HealthDay News — The 2018 to 2019 influenza vaccine effectiveness (VE) was about 40% to 60% for reducing pediatric influenza A-associated hospitalizations and emergency department visits, according to a study published online in Pediatrics.
Angela P. Campbell, MD, MPH, from the US Centers for Disease Control and Prevention in Atlanta, and colleagues tested children aged 6 months to 17 years with acute respiratory illness for influenza using molecular assays. Vaccination status was examined based on parental report, state immunization information systems, and/or provider reports. VE was estimated using a test-negative design comparing the odds of vaccination for children testing positive vs negative for influenza.

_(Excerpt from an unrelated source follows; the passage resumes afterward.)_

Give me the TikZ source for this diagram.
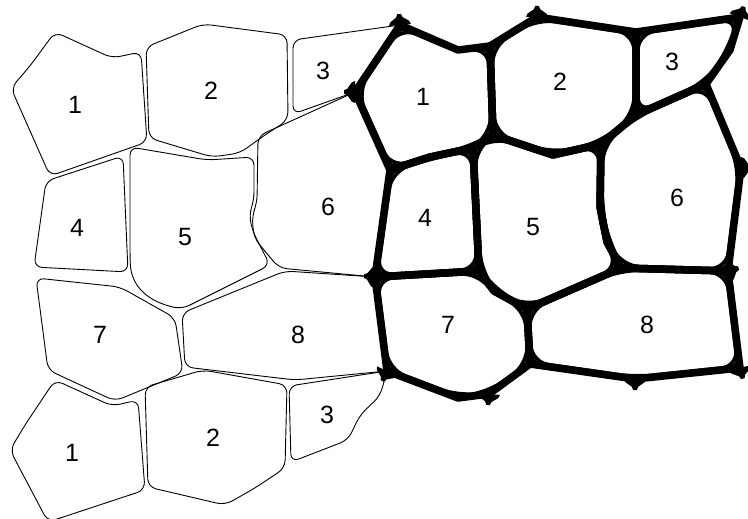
\documentclass[tikz,border=0pt]{standalone}
\usepackage{fontspec}
\setmainfont{Liberation Sans}
\tikzset{
  thincell/.style={draw=black, line width=0.9pt, rounded corners=8pt},
  wallline/.style={line width=7.5pt, line join=round},
  cellnum/.style={font=\fontsize{25}{30}\selectfont, inner sep=0pt},
}
% little flared wall end at the border of the thick network
\newcommand\wallstub[2]{%
  \fill[shift={(#1)}, rotate=#2] (0,-11) to[out=0,in=180] (11,-1.8) -- (11,1.8) to[out=180,in=0] (0,11) -- cycle;}
\begin{document}
\begin{tikzpicture}[x=1pt,y=-1pt]
\useasboundingbox (0,0) rectangle (748,519);

% junctions of the thick wall network
\coordinate (j1) at (400,25);
\coordinate (ja) at (458,50);
\coordinate (j2) at (490,46);
\coordinate (j3) at (537,17);
\coordinate (j4) at (636,32);
\coordinate (j5) at (740,17);
\coordinate (jg) at (730,50);
\coordinate (j6) at (706,84);
\coordinate (j7) at (636,115);
\coordinate (j8) at (601,144);
\coordinate (jb) at (553,155);
\coordinate (j9) at (493,135);
\coordinate (j10) at (473,148);
\coordinate (jc) at (430,157);
\coordinate (j11) at (390,170);
\coordinate (j12) at (355,92);
\coordinate (j13) at (479,271);
\coordinate (jd) at (494,291);
\coordinate (j14) at (527,309);
\coordinate (j15) at (375,277);
\coordinate (j16) at (530,364);
\coordinate (j17) at (489,394);
\coordinate (je) at (458,398);
\coordinate (j18) at (387,371);
\coordinate (j19) at (621,268);
\coordinate (j20) at (728,271);
\coordinate (j21) at (740,368);
\coordinate (j22) at (635,379);
\coordinate (j23) at (741,168);
\coordinate (jf) at (600,207);
\coordinate (jh) at (607,242);

% thin cells on the left
\draw[thincell] (55,32) -- (112,58) -- (141,52) -- (147,142) -- (50,176) -- (11,88) -- (30,66) -- cycle;
\draw[thincell] (146,47) -- (203,24) -- (287,35) -- (288,120) -- (262,137) -- (240,153) -- (212,157) -- (149,138) -- cycle;
\draw[thincell] (j1) -- (293,40) -- (293,114) -- (j12);
\draw[thincell] (46,181) -- (123,156) -- (128,272) -- (34,267) -- cycle;
\draw[thincell] (130,200) -- (130,147) -- (207,160) -- (254,157) -- (254,200) -- (249,215) -- (253,232) -- (270,265) -- (182,309) .. controls (150,302) and (131,288) .. (130,255) -- cycle;
\draw[thincell] (j12) -- (258,136) -- (257,203) -- (252,216) -- (254,238) -- (279,268) -- (j15);
\draw[thincell] (36,278) -- (120,287) -- (175,318) -- (183,373) -- (115,401) -- (48,370) -- cycle;
\draw[thincell] (j15) -- (285,271) -- (182,313) -- (185,367) -- (295,380) -- (j18);
\draw[thincell] (55,380) -- (112,406) -- (138,400) -- (145,490) -- (48,522) -- (10,450) -- (25,425) -- cycle;
\draw[thincell] (145,387) -- (203,370) -- (287,385) -- (285,468) -- (255,488) -- (225,505) -- (148,487) -- cycle;
\draw[thincell] (j18) -- (289,386) -- (291,462) -- (348,440) -- (360,415) -- (380,396) -- (j18);

% thick walls on the right
\def\cellA{(j1) -- (ja) -- (j2) -- (j9) -- (j10) -- (jc) -- (j11) -- (j12) -- cycle}
\def\cellB{(j2) -- (j3) -- (j4) -- (j7) -- (j8) -- (jb) -- (j9) -- cycle}
\def\cellC{(j4) -- (j5) -- (jg) -- (j6) -- (j7) -- cycle}
\def\cellD{(j11) -- (jc) -- (j10) -- (j13) -- (j15) -- cycle}
\def\cellE{(j10) -- (j9) -- (jb) -- (j8) -- (jf) -- (jh) -- (j19) -- (j14) -- (jd) -- (j13) -- cycle}
\def\cellF{(j8) -- (j7) -- (j6) -- (j23) -- (j20) -- (j19) -- (jh) -- (jf) -- cycle}
\def\cellG{(j15) -- (j13) -- (jd) -- (j14) -- (j16) -- (j17) -- (je) -- (j18) -- cycle}
\def\cellH{(j14) -- (j19) -- (j20) -- (j21) -- (j22) -- (j16) -- cycle}
\foreach \wallpath in {\cellA,\cellB,\cellC,\cellD,\cellE,\cellF,\cellG,\cellH}
  \fill \wallpath;
\foreach \wallpath in {\cellA,\cellB,\cellC,\cellD,\cellE,\cellF,\cellG,\cellH}{
  \begin{scope}
    \clip[rounded corners=18pt] \wallpath;
    \fill[white] \wallpath;
    \draw[line width=7.5pt, rounded corners=18pt] \wallpath;
  \end{scope}}
\foreach \wallpath in {\cellA,\cellB,\cellC,\cellD,\cellE,\cellF,\cellG,\cellH}
  \draw[wallline] \wallpath;
\foreach \J/\A in {j1/95,j3/90,j5/70,j12/180,j15/175,j23/0,j20/15,j21/-75,j22/-90,j17/-95,j18/-115}
  \wallstub{\J}{\A};

% numbers
\node[cellnum] (l1) at (75,105) {1};
\node[cellnum] (l2) at (211,91) {2};
\node[cellnum] (l3) at (323,71) {3};
\node[cellnum] (l4) at (77,228) {4};
\node[cellnum] (l5) at (185,237) {5};
\node[cellnum] (l6) at (328,207) {6};
\node[cellnum] (l7) at (100,335) {7};
\node[cellnum] (l8) at (298,335) {8};
\node[cellnum] (lb1) at (72,453) {1};
\node[cellnum] (lb2) at (213,438) {2};
\node[cellnum] (lb3) at (327,415) {3};
\node[cellnum] (r1) at (423,97) {1};
\node[cellnum] (r2) at (560,82) {2};
\node[cellnum] (r3) at (672,62) {3};
\node[cellnum] (r4) at (425,218) {4};
\node[cellnum] (r5) at (533,227) {5};
\node[cellnum] (r6) at (677,198) {6};
\node[cellnum] (r7) at (448,325) {7};
\node[cellnum] (r8) at (647,325) {8};
\end{tikzpicture}
\end{document}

The researchers found that 13% of 1792 inpatients were influenza-positive: 47%, 36%, 9%, and 7% for influenza A(H3N2), A(H1N1)pdm09, A (not subtyped), and B viruses, respectively. Twenty-two percent of the 1944 children with emergency department visits were positive for influenza: 48%, 35%, 11%, and 5% for A(H3N2), A(H1N1)pdm09, A (not subtyped), and B viruses, respectively. VE was 41% against any influenza-related hospitalizations: 41% and 47% for A(H3N2) and A(H1N1)pdm09, respectively. VE was 51% against any influenza-related emergency department visits: 39% and 61% against A(H3N2) and A(H1N1)pdm09, respectively.
“The vaccine was ~40% effective against A(H3N2)-related hospitalizations and emergency department visits, even in a season when antigenically drifted clade 3C.3a influenza viruses were the predominant circulating A(H3N2) viruses,” the authors write.
Several authors disclosed financial ties to the pharmaceutical industry.